23.1 Helm Concepts: Charts, Releases, Repositories, and Revisions
Right, let’s talk about Helm. You’ve probably already felt the pain of deploying a multi-resource application to Kubernetes by hand. You write a dozen YAML files, carefully stringing them together with kubectl apply -f, and you pray to the scheduler gods that nothing goes wrong. Then you need to update one config value. Cue the frantic grep and sed session, followed by another prayer. It’s a mess. Helm exists to fix this. It’s not just a templating engine; it’s a full-fledged package manager for your Kubernetes cluster, and it works by introducing a few key concepts you need to wrap your head around.
Charts: The Blueprint
Think of a Chart as the blueprint, the source code, the recipe. It’s a collection of files that describes a related set of Kubernetes resources, bundled together.
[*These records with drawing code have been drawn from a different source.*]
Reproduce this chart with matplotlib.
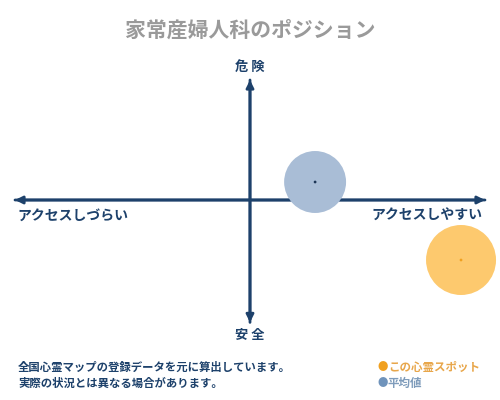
import matplotlib
matplotlib.use("Agg")
import matplotlib.pyplot as plt

plt.rcParams['font.family'] = ['Noto Sans CJK JP', 'DejaVu Sans']

title = "家常産婦人科のポジション"
x_labels = ["アクセスしづらい", "アクセスしやすい"]
y_labels = ["安 全", "危 険"]
series_names = ["この心霊スポット", "平均値"]
series_x = [8.98, 2.77]
series_y = [-5.0, 1.5]
notes = ["全国心霊マップの登録データを元に算出しています。", "実際の状況とは異なる場合があります。"]

navy = "#1d416b"
fill_colors = ["#fdc96e", "#a9bdd6"]
dot_colors = ["#f0a020", "#1d3556"]
legend_text_colors = ["#e8a64a", "#7f9cbb"]

fig = plt.figure(figsize=(5, 4), dpi=100)
ax = fig.add_axes([0, 0, 1, 1])
ax.set_xlim(-250 / 23.5, 250 / 23.5)
ax.set_ylim(-200 / 12, 200 / 12)
ax.axis("off")

# axes arrows
ax.annotate("", xy=(-10.0, 0), xytext=(10.0, 0),
            arrowprops=dict(arrowstyle="-|>", color=navy, lw=2, mutation_scale=11, shrinkA=0, shrinkB=0))
ax.annotate("", xy=(10.0, 0), xytext=(-10.0, 0),
            arrowprops=dict(arrowstyle="-|>", color=navy, lw=2, mutation_scale=11, shrinkA=0, shrinkB=0))
ax.annotate("", xy=(0, 10.0), xytext=(0, -10.2),
            arrowprops=dict(arrowstyle="-|>", color=navy, lw=2, mutation_scale=11, shrinkA=0, shrinkB=0))
ax.annotate("", xy=(0, -10.2), xytext=(0, 10.0),
            arrowprops=dict(arrowstyle="-|>", color=navy, lw=2, mutation_scale=11, shrinkA=0, shrinkB=0))

sizes = [2540, 1990]
for i in range(len(series_x)):
    ax.scatter(series_x[i], series_y[i], s=sizes[i], color=fill_colors[i], edgecolors="none", zorder=3)
    ax.scatter(series_x[i], series_y[i], s=4, color=dot_colors[i], edgecolors="none", zorder=4)

# texts (figure pixel coords)
def px(x, y):
    return (x / 500, 1 - y / 400)

fig.text(*px(250, 30), title, ha="center", va="center", fontsize=15, color="#9a9a9a", fontweight="bold")
fig.text(*px(250, 67), y_labels[1], ha="center", va="center", fontsize=9.5, color=navy, fontweight="bold")
fig.text(*px(250, 335), y_labels[0], ha="center", va="center", fontsize=9.5, color=navy, fontweight="bold")
fig.text(*px(17, 216), x_labels[0], ha="left", va="center", fontsize=10, color=navy, fontweight="bold")
fig.text(*px(482, 216), x_labels[1], ha="right", va="center", fontsize=10, color=navy, fontweight="bold")

fig.text(*px(18, 367), notes[0], ha="left", va="center", fontsize=8.2, color=navy, fontweight="bold")
fig.text(*px(18, 383), notes[1], ha="left", va="center", fontsize=8.2, color=navy, fontweight="bold")

legend_y = [367, 383]
for i in range(2):
    fig.text(*px(377, legend_y[i]), "●", ha="left", va="center", fontsize=7.5, color=dot_colors[0] if i == 0 else "#6f93bb")
    fig.text(*px(388, legend_y[i]), series_names[i], ha="left", va="center", fontsize=8.3, color=legend_text_colors[i], fontweight="bold")

fig.savefig("out.png", dpi=100, facecolor="white")
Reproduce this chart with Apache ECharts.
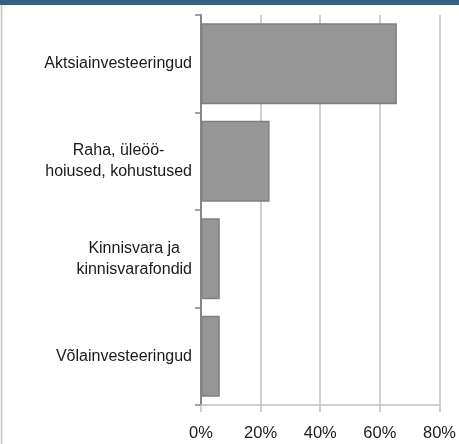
<!DOCTYPE html>
<html><head><meta charset="utf-8">
<script src="https://cdn.jsdelivr.net/npm/echarts@6/dist/echarts.min.js"></script>
<style>html,body{margin:0;padding:0;background:#fff}#c{width:459px;height:444px}</style>
</head><body><div id="c"></div>
<script>
const categories = ['Aktsiainvesteeringud', 'Raha, üleöö-\nhoiused, kohustused', 'Kinnisvara ja\nkinnisvarafondid', 'Võlainvesteeringud'];
const values = [0.657, 0.23, 0.063, 0.063];
const xTicks = [0, 0.2, 0.4, 0.6, 0.8];

const chart = echarts.init(document.getElementById('c'), null, {renderer: 'canvas'});
const font = 'Liberation Sans, Arial, sans-serif';
chart.setOption({
  animation: false,
  graphic: [
    {type: 'rect', left: 0, top: 0, shape: {width: 459, height: 5}, style: {fill: '#33617f'}},
    {type: 'line', shape: {x1: 1.5, y1: 5, x2: 1.5, y2: 444}, style: {stroke: '#c4c4c4', lineWidth: 1.5}}
  ],
  grid: {left: 201, right: 17, top: 15, bottom: 39, containLabel: false},
  xAxis: {
    type: 'value', min: xTicks[0], max: xTicks[xTicks.length - 1], interval: 0.2,
    axisLine: {show: true, lineStyle: {color: '#c0c0c0', width: 1.5}},
    axisTick: {show: true, length: 7, lineStyle: {color: '#c0c0c0', width: 1.5}},
    splitLine: {show: true, lineStyle: {color: '#c0c0c0', width: 1.5}},
    axisLabel: {
      margin: 20, color: '#1a1a1a', fontFamily: font, fontSize: 16.5,
      formatter: v => Math.round(v * 100) + '%'
    }
  },
  yAxis: {
    type: 'category', data: categories, inverse: true,
    axisLine: {show: true, lineStyle: {color: '#868686', width: 2}},
    axisTick: {show: true, length: 6, lineStyle: {color: '#868686', width: 1.5}},
    splitLine: {show: false},
    axisLabel: {
      margin: 9, color: '#1a1a1a', fontFamily: font, fontSize: 16, lineHeight: 21, align: 'right',
      formatter: v => v.split('\n').map(s => '{c|' + s + '}').join('\n'),
      rich: {c: {align: 'center', fontFamily: font, fontSize: 16, lineHeight: 21, color: '#1a1a1a'}}
    }
  },
  series: [{
    type: 'bar', data: values, barCategoryGap: '17%',
    itemStyle: {color: '#969696', borderColor: '#808080', borderWidth: 1.5},
    silent: true
  }]
});
</script></body></html>
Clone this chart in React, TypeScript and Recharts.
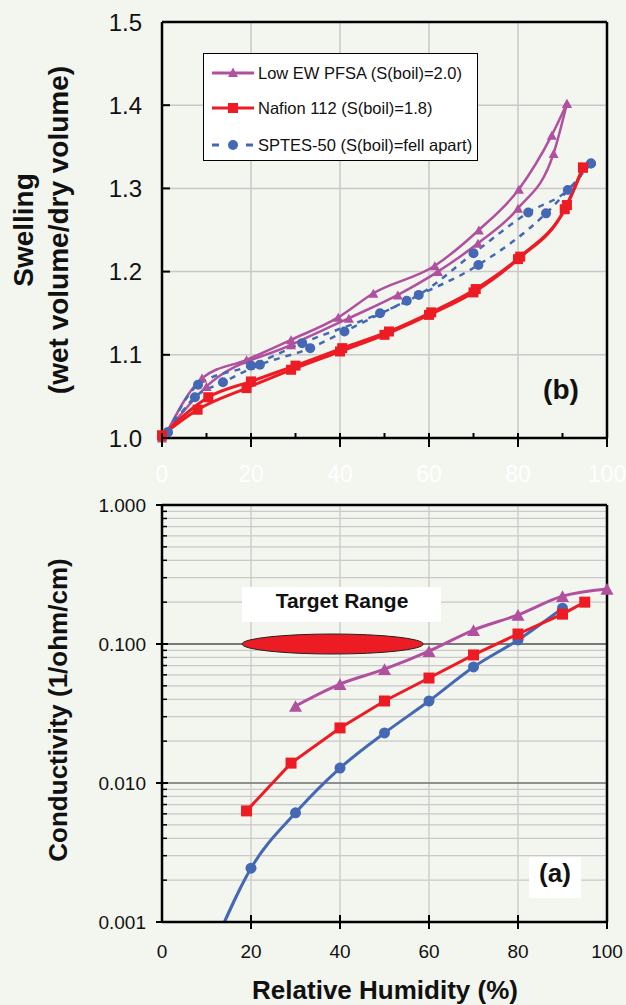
import React from "react";
import {
  LineChart,
  Line,
  XAxis,
  YAxis,
  ReferenceLine,
  ReferenceArea,
  Legend,
} from "recharts";

document.body.style.margin = "0";

const FONT = "'Liberation Sans', Arial, Helvetica, sans-serif";
const BG = "#f3f5ef";
const PURPLE = "#b0509f";
const RED = "#ed1c24";
const BLUE = "#4468b3";
const GRID = "#c9c9c9";

// ---- (b) swelling vs RH, each membrane measured up and down (hysteresis loop)
const pfsaLowRh = [0, 10, 29, 42, 53, 62, 71, 80, 88, 91];
const pfsaLowSw = [1.0, 1.062, 1.112, 1.144, 1.172, 1.2, 1.234, 1.276, 1.342, 1.402];
const pfsaHighRh = [1, 9, 19, 29, 39.6, 47.5, 61.3, 71.2, 80.2, 87.6, 91];
const pfsaHighSw = [1.006, 1.072, 1.094, 1.118, 1.145, 1.174, 1.207, 1.25, 1.299, 1.364, 1.402];

const nafLowRh = [0, 8, 19, 29, 40, 50, 60, 70, 80, 90.5, 94.6];
const nafLowSw = [1.003, 1.034, 1.06, 1.082, 1.104, 1.124, 1.148, 1.175, 1.215, 1.275, 1.325];
const nafHighRh = [0, 10.4, 20, 30, 40.5, 51, 60.5, 70.5, 80.5, 91, 94.6];
const nafHighSw = [1.003, 1.049, 1.068, 1.087, 1.108, 1.128, 1.151, 1.179, 1.218, 1.28, 1.325];

const spLowRh = [1.3, 7.4, 13.7, 22, 33.3, 41, 55, 71.1, 86.3, 96.4];
const spLowSw = [1.007, 1.049, 1.067, 1.088, 1.108, 1.128, 1.165, 1.208, 1.27, 1.33];
const spHighRh = [1.3, 8.1, 20, 31.5, 49, 57.7, 70, 82.3, 91.2, 96.4];
const spHighSw = [1.007, 1.064, 1.087, 1.114, 1.15, 1.172, 1.222, 1.271, 1.298, 1.33];

// ---- (a) conductivity vs RH
const rhPfsa = [30, 40, 50, 60, 70, 80, 90, 100];
const condPfsa = [0.0358, 0.0515, 0.066, 0.089, 0.126, 0.162, 0.221, 0.249];
const rhNafion = [19, 29, 40, 50, 60, 70, 80, 90, 95];
const condNafion = [0.0063, 0.0139, 0.0249, 0.0389, 0.0569, 0.0834, 0.118, 0.164, 0.2];
const rhSptes = [10, 20, 30, 40, 50, 60, 70, 80, 90];
const condSptes = [0.0005, 0.00244, 0.0061, 0.0128, 0.0229, 0.0389, 0.0684, 0.107, 0.181];

const targetRh = [18, 58.7];
const targetCond = [0.0847, 0.118];
const targetLine = 0.1;

const legendNames = [
  "Low EW PFSA (S(boil)=2.0)",
  "Nafion 112 (S(boil)=1.8)",
  "SPTES-50 (S(boil)=fell apart)",
];

const swTicks = [1.0, 1.1, 1.2, 1.3, 1.4, 1.5];
const rhTicksTop = [0, 10, 20, 30, 40, 50, 60, 70, 80, 90, 100];
const rhTicks = [0, 20, 40, 60, 80, 100];
const gridRh = [20, 40, 60, 80];
const gridSw = [1.1, 1.2, 1.3, 1.4];
const condMajor = [0.001, 0.01, 0.1, 1];
const condMinor = [0.001, 0.01, 0.1].flatMap((d) =>
  [2, 3, 4, 5, 6, 7, 8, 9].map((m) => +(d * m).toPrecision(2))
);

const zip = (xs: number[], ys: number[]) => xs.map((x, i) => ({ x, y: ys[i] }));

const tri = (color: string, s: number) => (p: any) => {
  const { cx, cy, index } = p;
  if (cx == null || cy == null) return <g key={`t${index}`} />;
  const h = s * 0.9;
  return (
    <path
      key={`t${index}`}
      d={`M${cx},${cy - h / 2}L${cx + s / 2},${cy + h / 2}L${cx - s / 2},${cy + h / 2}Z`}
      fill={color}
    />
  );
};

const sq = (color: string, s: number) => (p: any) => {
  const { cx, cy, index } = p;
  if (cx == null || cy == null) return <g key={`s${index}`} />;
  return <rect key={`s${index}`} x={cx - s / 2} y={cy - s / 2} width={s} height={s} fill={color} />;
};

const circ = (color: string, r: number) => (p: any) => {
  const { cx, cy, index } = p;
  if (cx == null || cy == null) return <g key={`c${index}`} />;
  return <circle key={`c${index}`} cx={cx} cy={cy} r={r} fill={color} />;
};

const TopXTick = (props: any) => {
  const { x, y, payload } = props;
  const v = payload.value;
  const major = v % 20 === 0;
  return (
    <g>
      <line x1={x} x2={x} y1={y - 5} y2={major ? y + 9 : y} stroke="#000" strokeWidth={2} />
      {major && (
        <text x={x} y={y + 44} textAnchor="middle" fontSize={23} fill="#fff" fontFamily={FONT}>
          {v}
        </text>
      )}
    </g>
  );
};

const TopYTick = (props: any) => {
  const { x, y, payload } = props;
  return (
    <g>
      <line x1={x} x2={x + 8} y1={y} y2={y} stroke="#000" strokeWidth={2} />
      <text x={x - 20} y={y} dy="0.36em" textAnchor="end" fontSize={24} fill="#111" fontFamily={FONT}>
        {Number(payload.value).toFixed(1)}
      </text>
    </g>
  );
};

const BotXTick = (props: any) => {
  const { x, y, payload } = props;
  return (
    <g>
      {payload.value > 0 && (
        <line x1={x} x2={x} y1={y - 7} y2={y + 7} stroke="#000" strokeWidth={2} />
      )}
      <text x={x} y={y + 36} textAnchor="middle" fontSize={19} fill="#111" fontFamily={FONT}>
        {payload.value}
      </text>
    </g>
  );
};

const BotYTick = (props: any) => {
  const { x, y, payload } = props;
  const v = payload.value;
  const major = condMajor.some((m) => Math.abs(m - v) < m * 1e-6);
  if (!major) {
    return <line x1={x} x2={x + 5} y1={y} y2={y} stroke="#000" strokeWidth={1.5} />;
  }
  return (
    <g>
      <line x1={x - 6} x2={x + 6} y1={y} y2={y} stroke="#000" strokeWidth={2} />
      <text x={x - 16} y={y} dy="0.36em" textAnchor="end" fontSize={19} fill="#111" fontFamily={FONT}>
        {v.toFixed(3)}
      </text>
    </g>
  );
};

const LegendBox = () => {
  const rows = [19, 54, 91];
  return (
    <div
      style={{
        position: "relative",
        width: 275,
        height: 108,
        background: "#fff",
        border: "1.5px solid #000",
        boxSizing: "border-box",
        fontFamily: FONT,
        fontSize: 16.5,
        color: "#111",
      }}
    >
      {legendNames.map((name, i) => (
        <div
          key={name}
          style={{ position: "absolute", left: 7, top: rows[i] - 11, height: 22, display: "flex", alignItems: "center", whiteSpace: "nowrap" }}
        >
          <svg width={45} height={22} style={{ marginRight: 2 }}>
            {i === 0 && (
              <>
                <line x1={1} x2={43} y1={11} y2={11} stroke={PURPLE} strokeWidth={3} />
                <path d="M22,5.5L27,15L17,15Z" fill={PURPLE} />
              </>
            )}
            {i === 1 && (
              <>
                <line x1={1} x2={43} y1={11} y2={11} stroke={RED} strokeWidth={3} />
                <rect x={17} y={6} width={10} height={10} fill={RED} />
              </>
            )}
            {i === 2 && (
              <>
                <line x1={1} x2={43} y1={11} y2={11} stroke={BLUE} strokeWidth={3} strokeDasharray="7 10" />
                <circle cx={22} cy={11} r={5} fill={BLUE} />
              </>
            )}
          </svg>
          <span>{name}</span>
        </div>
      ))}
    </div>
  );
};

export default function App() {
  const topSeries = [
    { key: "pl", data: zip(pfsaLowRh, pfsaLowSw), stroke: PURPLE, w: 2.5, dash: undefined, dot: tri(PURPLE, 10) },
    { key: "ph", data: zip(pfsaHighRh, pfsaHighSw), stroke: PURPLE, w: 2.5, dash: undefined, dot: tri(PURPLE, 10) },
    { key: "sl", data: zip(spLowRh, spLowSw), stroke: BLUE, w: 2.5, dash: "6 6", dot: circ(BLUE, 5) },
    { key: "sh", data: zip(spHighRh, spHighSw), stroke: BLUE, w: 2.5, dash: "6 6", dot: circ(BLUE, 5) },
    { key: "nl", data: zip(nafLowRh, nafLowSw), stroke: RED, w: 3, dash: undefined, dot: sq(RED, 10) },
    { key: "nh", data: zip(nafHighRh, nafHighSw), stroke: RED, w: 3, dash: undefined, dot: sq(RED, 10) },
  ];

  const ellipseShape = (p: any) => (
    <ellipse
      cx={p.x + p.width / 2}
      cy={p.y + p.height / 2}
      rx={p.width / 2}
      ry={p.height / 2}
      fill={RED}
      stroke="#222"
      strokeWidth={1}
    />
  );

  return (
    <div style={{ position: "relative", width: 626, height: 1005, background: BG, overflow: "hidden" }}>
      {/* (b) swelling */}
      <div style={{ position: "absolute", left: 0, top: 0 }}>
        <LineChart width={626} height={490} margin={{ top: 22, right: 19, bottom: 0, left: 0 }}>
          <XAxis
            dataKey="x"
            type="number"
            domain={[0, 100]}
            ticks={rhTicksTop}
            interval={0}
            tickSize={0}
            tickMargin={0}
            tick={<TopXTick />}
            height={52}
            axisLine={{ stroke: "#000", strokeWidth: 2.5 }}
            allowDuplicatedCategory={false}
          />
          <YAxis
            type="number"
            domain={[1, 1.5]}
            ticks={swTicks}
            interval={0}
            tickSize={0}
            tickMargin={0}
            tick={<TopYTick />}
            width={162}
            axisLine={{ stroke: "#000", strokeWidth: 2.5 }}
          />
          {gridRh.map((v) => (
            <ReferenceLine key={`gx${v}`} x={v} stroke={GRID} strokeWidth={1.5} />
          ))}
          {gridSw.map((v) => (
            <ReferenceLine key={`gy${v}`} y={v} stroke={GRID} strokeWidth={1.5} />
          ))}
          <ReferenceLine y={1.5} stroke="#000" strokeWidth={2.5} />
          <ReferenceLine x={100} stroke="#000" strokeWidth={2.5} />
          {topSeries.map((s) => (
            <Line
              key={s.key}
              data={s.data}
              dataKey="y"
              type="monotone"
              stroke={s.stroke}
              strokeWidth={s.w}
              strokeDasharray={s.dash}
              dot={s.dot}
              activeDot={false}
              legendType="none"
              isAnimationActive={false}
            />
          ))}
          <Legend
            layout="horizontal"
            verticalAlign="middle"
            align="center"
            wrapperStyle={{ left: 203, top: 53, width: 275, height: 108 }}
            content={() => <LegendBox />}
          />
        </LineChart>
      </div>

      {/* (a) conductivity */}
      <div style={{ position: "absolute", left: 0, top: 490 }}>
        <LineChart width={626} height={515} margin={{ top: 15, right: 19, bottom: 0, left: 0 }}>
          <XAxis
            dataKey="x"
            type="number"
            domain={[0, 100]}
            ticks={rhTicks}
            interval={0}
            tickSize={0}
            tickMargin={0}
            tick={<BotXTick />}
            height={83}
            axisLine={{ stroke: "#000", strokeWidth: 2.5 }}
            allowDuplicatedCategory={false}
          />
          <YAxis
            type="number"
            scale="log"
            domain={[0.001, 1]}
            allowDataOverflow
            ticks={[...condMajor, ...condMinor].sort((a, b) => a - b)}
            interval={0}
            tickSize={0}
            tickMargin={0}
            tick={<BotYTick />}
            width={162}
            axisLine={{ stroke: "#000", strokeWidth: 2.5 }}
          />
          {condMinor.map((v) => (
            <ReferenceLine key={`gm${v}`} y={v} stroke={GRID} strokeWidth={1.3} />
          ))}
          {gridRh.map((v) => (
            <ReferenceLine key={`gx${v}`} x={v} stroke={GRID} strokeWidth={1.3} />
          ))}
          <ReferenceLine y={0.01} stroke="#6f6f6f" strokeWidth={1.5} />
          <ReferenceLine
            segment={[{ x: 0, y: targetLine }, { x: targetRh[0], y: targetLine }]}
            stroke="#000"
            strokeWidth={1.2}
          />
          <ReferenceLine
            segment={[{ x: targetRh[1], y: targetLine }, { x: 100, y: targetLine }]}
            stroke="#000"
            strokeWidth={1.2}
          />
          <ReferenceLine y={1} stroke="#000" strokeWidth={2.5} />
          <ReferenceLine x={100} stroke="#000" strokeWidth={2.5} />
          <ReferenceArea
            x1={targetRh[0]}
            x2={targetRh[1]}
            y1={targetCond[0]}
            y2={targetCond[1]}
            zIndex={450}
            shape={ellipseShape}
          />
          <Line
            data={zip(rhSptes, condSptes)}
            dataKey="y"
            type="monotone"
            stroke={BLUE}
            strokeWidth={3}
            dot={circ(BLUE, 5.5)}
            activeDot={false}
            isAnimationActive={false}
          />
          <Line
            data={zip(rhNafion, condNafion)}
            dataKey="y"
            type="linear"
            stroke={RED}
            strokeWidth={3}
            dot={sq(RED, 11)}
            activeDot={false}
            isAnimationActive={false}
          />
          <Line
            data={zip(rhPfsa, condPfsa)}
            dataKey="y"
            type="monotone"
            stroke={PURPLE}
            strokeWidth={3}
            dot={tri(PURPLE, 13)}
            activeDot={false}
            isAnimationActive={false}
          />
        </LineChart>
      </div>

      {/* titles and annotations */}
      <svg
        width={626}
        height={1005}
        style={{ position: "absolute", left: 0, top: 0, pointerEvents: "none" }}
        fontFamily={FONT}
        fontWeight="bold"
        fill="#111"
      >
        <text transform="translate(33,230) rotate(-90)" textAnchor="middle" fontSize={28}>
          Swelling
        </text>
        <text transform="translate(68,230) rotate(-90)" textAnchor="middle" fontSize={28}>
          (wet volume/dry volume)
        </text>
        <text x={561} y={399} textAnchor="middle" fontSize={28}>
          (b)
        </text>
        <text transform="translate(67,710) rotate(-90)" textAnchor="middle" fontSize={26}>
          Conductivity (1/ohm/cm)
        </text>
        <text x={385} y={999} textAnchor="middle" fontSize={26}>
          Relative Humidity (%)
        </text>
        <rect x={242} y={587} width={199} height={35} fill="#fff" />
        <text x={342} y={608} textAnchor="middle" fontSize={21}>
          Target Range
        </text>
        <rect x={529} y={857} width={52} height={41} fill="#fff" />
        <text x={555} y={882} textAnchor="middle" fontSize={26}>
          (a)
        </text>
      </svg>
    </div>
  );
}
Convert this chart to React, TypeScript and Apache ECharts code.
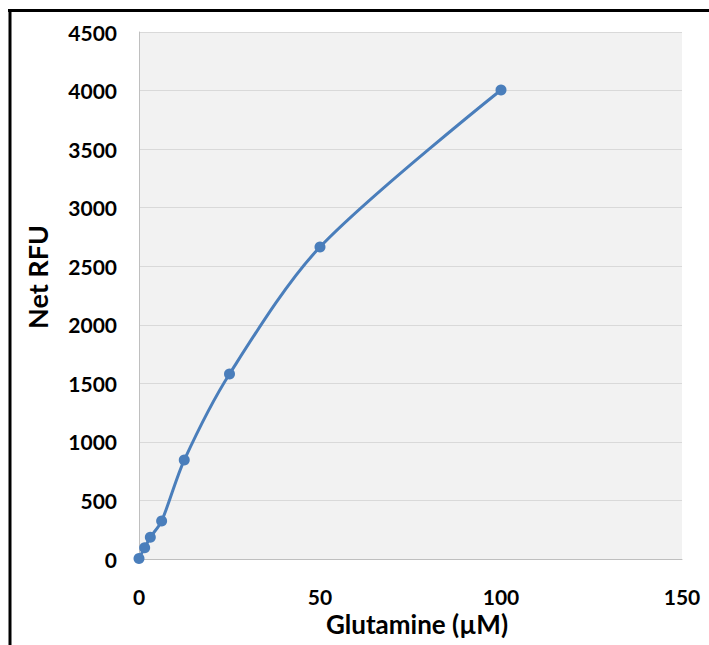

A chart is what you develop, version control, and share.
Inside a chart, you’ll find a specific directory structure. The most important bits are:
Chart.yaml: The metadata file. This is where you define the chart’s name, version, and dependencies. Helm cares deeply about the version field here—it’s used for release management.values.yaml: The configuration file. This is your chart’s public API. It provides the default configuration for your templates. The whole point is that users (or you, in a different environment) can override these values without having to edit the templates themselves.templates/: This directory is where the magic (and the YAML) happens. It contains all your template files, which are just Kubernetes manifest files spiced up with Go template directives ({{ .Values.image.tag }},{{ .Release.Name }}, etc.).
You can create a new chart from scratch to see this structure yourself:
helm create my-awesome-app
tree my-awesome-app
You’ll see the full scaffolding, including a sample deployment and service. It’s a great starting point, but don’t feel obligated to use all of it. I often delete the templates/test folder immediately. It’s a nice idea, but I’ve never seen it used effectively in the wild.
Releases: The Live Instance
If a Chart is the blueprint, a Release is the actual, running house you built from it. It’s a specific instance of a chart that has been deployed to the Kubernetes cluster using the helm install command.
This is the genius of Helm. You can install the same chart multiple times with different release names and different configurations, and they will coexist perfectly. Want two copies of your web app, one for staging and one for production? No problem.
# Installing the same chart, creating two distinct releases.
helm install my-staging-app ./my-chart --set environment=staging
helm install my-production-app ./my-chart --set environment=production
Each release gets its own unique name (like my-staging-app) and is tracked meticulously by Helm. This brings us to…
Revisions: The Time Machine
Every time you upgrade a release with helm upgrade, Helm doesn’t just overwrite the previous state. It creates a new Revision (a numbered snapshot) of that release. This is your undo button. It’s arguably one of Helm’s best features.
If you upgrade your release and everything immediately catches fire, you can roll back to the previous revision with terrifying simplicity:
# See the revision history for a release
helm history my-production-app
# Roll back to the previous version
helm rollback my-production-app 0
Why is this so much better than just using kubectl? Because Helm tracks the state of the entire set of resources as a single unit. Rolling back with kubectl means figuring out which of the 20 resources you just updated need to be reverted and to what state. Helm already knows. It just reapplies the entire previous set of manifests. Life-saving.
A word of warning: the history isn’t kept forever. By default, Helm only keeps the last 10 revisions. You can change this with the --history-max flag on install/upgrade, but you have to remember to set it. It’s a questionable design choice—this feels like it should be a cluster-wide configuration—but we work with what we have.
Repositories: The App Store
Finally, the Repository is where you share charts. It’s essentially a HTTP server that houses an index.yaml file and the packaged *.tgz chart files. The Helm CLI knows how to talk to these servers to find, download, and install charts.
Adding a repo is simple:
# Add the official Bitnami repo, a great source of production-quality charts
helm repo add bitnami https://charts.bitnami.com/bitnami
# Now you can search and install from it
helm search repo bitnami/nginx
helm install my-nginx bitnami/nginx --version 13.2.21
Notice I pinned a version there. Always, always pin your chart versions. @latest is a fantasy in the deployment world. Repositories let you leverage the work of others, but the real power is building your own internal repo (using tools like helm package and helm serve or a cloud-native solution like OCI registries) to share standardized applications across your entire organization. That’s when you go from just installing software to actually managing your platform.